From Passion Project to Line Item

For most of the streaming era, independent musicians treated their own labor as free. The logic went that studio costs, distribution fees and marketing spend were the real expenses, and the countless hours spent writing, rehearsing, editing reels and answering DMs were simply the cost of loving what you do.

That framing is dissolving. Younger artists in particular are beginning to log their hours the way freelance designers or developers do, then dividing the eventual revenue by that number to arrive at an effective hourly rate. The results are frequently sobering, and increasingly, they are being used to make decisions. Whether to accept a support slot that pays in petrol money. Whether to record a fourth single this year or take a month off. Whether a brand collaboration is worth the twenty hours of back-and-forth it will demand.

The shift is subtle but significant.
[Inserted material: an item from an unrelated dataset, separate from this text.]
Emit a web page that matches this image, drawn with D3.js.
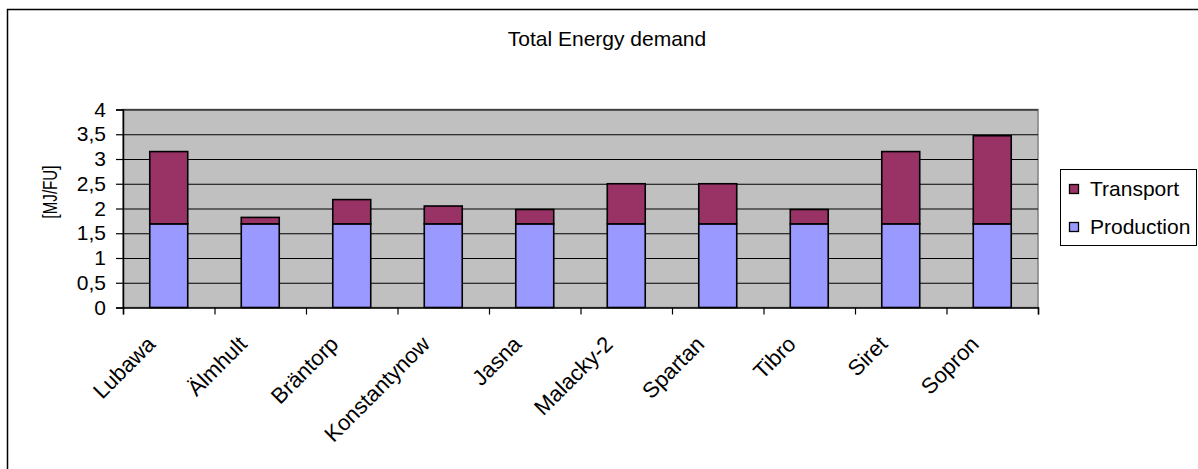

When time becomes a measurable input, everything else in the career equation starts to move.

The Return of the Day Rate

A useful side effect of this new bookkeeping is that artists are rediscovering the day rate. Session players have always charged one. So have producers, engineers and photographers. But the singer-songwriter at the centre of the whole enterprise has traditionally been expected to show up for exposure, especially when the request comes wrapped in the language of community, opportunity or friendship.

That is changing. Independent artists are quoting fees for co-writes, for feature verses, for the use of their likeness in a friend's music video, for the twenty minutes of vocal ad-libs a producer wants for a track that may or may not ever come out. Not always large fees. Sometimes symbolic ones. But the act of naming a number is itself a form of professional maturity, and it is spreading through peer networks faster than any industry guide could hope to teach it.

What Managers Are Noticing

Managers working with mid-tier independent acts report a striking shift in the conversations they now have with clients. Five years ago, the questions were about reach, playlists and follower counts. Today, an increasing share of those calls are about capacity. How many shows can we realistically play before burnout. How many interviews per release cycle is sustainable. How much unpaid promotional work can we absorb before it starts to eat into the paid work.

This reframing has downstream effects. Release schedules are becoming less aggressive. Tour routing is being planned around rest days rather than around maximum coverage. Some artists are deliberately releasing fewer songs per year, not because they have less to say, but because they have counted the hours a proper rollout demands and decided that four singles is the honest maximum.

The Longer Game

None of this makes independent music easier. The economics remain punishing, the platforms remain indifferent, and the hours are still long. But treating time as a resource rather than an infinite renewable is quietly professionalising a scene that has spent too long confusing exhaustion with dedication.

The artists who thrive over the next decade will not necessarily be the ones who work hardest. They will be the ones who understand what their work is worth, in hours as well as in dollars, and who structure their careers accordingly. The passion, thankfully, does not have to go anywhere. It just has to start showing up on the invoice.